An ebullient Jennifer Stahl led her troops into the first movement’s high kicks--holding on to her leg like a parade banner—while Kate Oderkirk confidently sent her regiment through the third movement’s sparklingly crisp marching patterns. A tiny, high-splitting, whiplash-turning Logan Learned set the tone for his comrades’ excursions into tours en l’air—some more vertical than others—and the requisite turns a la second—some at better angles than others. No matter, this was spirited dancing by everyone.

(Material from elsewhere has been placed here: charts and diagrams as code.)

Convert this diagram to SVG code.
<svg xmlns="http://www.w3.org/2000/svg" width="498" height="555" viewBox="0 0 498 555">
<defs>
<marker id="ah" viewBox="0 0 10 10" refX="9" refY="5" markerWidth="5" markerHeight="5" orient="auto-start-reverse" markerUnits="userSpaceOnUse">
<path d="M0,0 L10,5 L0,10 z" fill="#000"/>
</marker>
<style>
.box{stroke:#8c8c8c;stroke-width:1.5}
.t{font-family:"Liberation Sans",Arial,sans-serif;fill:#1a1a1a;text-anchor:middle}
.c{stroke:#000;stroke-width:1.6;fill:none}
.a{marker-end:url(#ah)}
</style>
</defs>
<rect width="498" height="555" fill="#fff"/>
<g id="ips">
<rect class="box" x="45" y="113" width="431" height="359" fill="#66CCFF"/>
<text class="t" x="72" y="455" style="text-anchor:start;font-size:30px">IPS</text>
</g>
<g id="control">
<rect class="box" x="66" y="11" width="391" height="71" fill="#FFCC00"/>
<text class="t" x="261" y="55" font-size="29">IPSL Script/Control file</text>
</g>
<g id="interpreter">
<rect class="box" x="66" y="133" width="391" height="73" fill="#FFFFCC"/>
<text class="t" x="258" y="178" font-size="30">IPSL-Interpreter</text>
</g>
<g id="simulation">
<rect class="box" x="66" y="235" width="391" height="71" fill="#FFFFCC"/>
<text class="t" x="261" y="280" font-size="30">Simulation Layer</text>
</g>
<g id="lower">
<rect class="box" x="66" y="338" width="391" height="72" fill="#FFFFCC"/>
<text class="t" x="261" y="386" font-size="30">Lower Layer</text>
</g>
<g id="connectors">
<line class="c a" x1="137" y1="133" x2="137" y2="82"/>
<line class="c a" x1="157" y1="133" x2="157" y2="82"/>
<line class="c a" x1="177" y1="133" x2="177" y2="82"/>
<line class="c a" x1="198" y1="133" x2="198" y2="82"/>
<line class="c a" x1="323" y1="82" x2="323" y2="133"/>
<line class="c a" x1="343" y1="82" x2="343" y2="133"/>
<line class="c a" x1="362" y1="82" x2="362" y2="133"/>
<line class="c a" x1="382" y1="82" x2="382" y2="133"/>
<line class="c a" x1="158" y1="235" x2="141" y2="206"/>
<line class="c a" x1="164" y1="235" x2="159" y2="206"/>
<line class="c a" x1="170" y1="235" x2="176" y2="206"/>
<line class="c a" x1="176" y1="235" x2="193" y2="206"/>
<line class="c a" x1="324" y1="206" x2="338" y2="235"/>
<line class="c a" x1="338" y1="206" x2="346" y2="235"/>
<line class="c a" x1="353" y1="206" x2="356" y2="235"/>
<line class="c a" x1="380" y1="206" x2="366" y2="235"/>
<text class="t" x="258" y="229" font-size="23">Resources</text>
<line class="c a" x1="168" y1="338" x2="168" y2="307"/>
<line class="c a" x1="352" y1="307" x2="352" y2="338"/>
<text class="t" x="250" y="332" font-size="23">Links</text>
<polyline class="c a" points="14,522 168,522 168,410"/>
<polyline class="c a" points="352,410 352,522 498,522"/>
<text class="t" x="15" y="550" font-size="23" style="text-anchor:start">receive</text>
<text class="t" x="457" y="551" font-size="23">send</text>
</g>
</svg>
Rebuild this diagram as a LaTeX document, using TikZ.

Muangmaithong danced the Belle in ‘Liberty Bell.’ And a belle she was. Delicately boned, maybe just a tad shy for the part, she nevertheless confidently sailed through her fiendishly fast variation with the aplomb of a much more experienced dancer. Daniel Deivison, who will join SFB as the other of two apprentices, brought a cocky self-assurance to the Captain’s strutting that made one worry about whether he could bring off its technical demands. Except for a couple of times, when he seemed awfully closing to missing his partner, he brought it off. It will be interesting to see how this dancer, who has such a flair for the stage, will develop at SFB.
It might not be a bad idea for SFB to get some smaller sizes of Karinska’s male costumes since boys at that age still have growth spurts in ahead them. Some of them looked like they might drown in those helmets.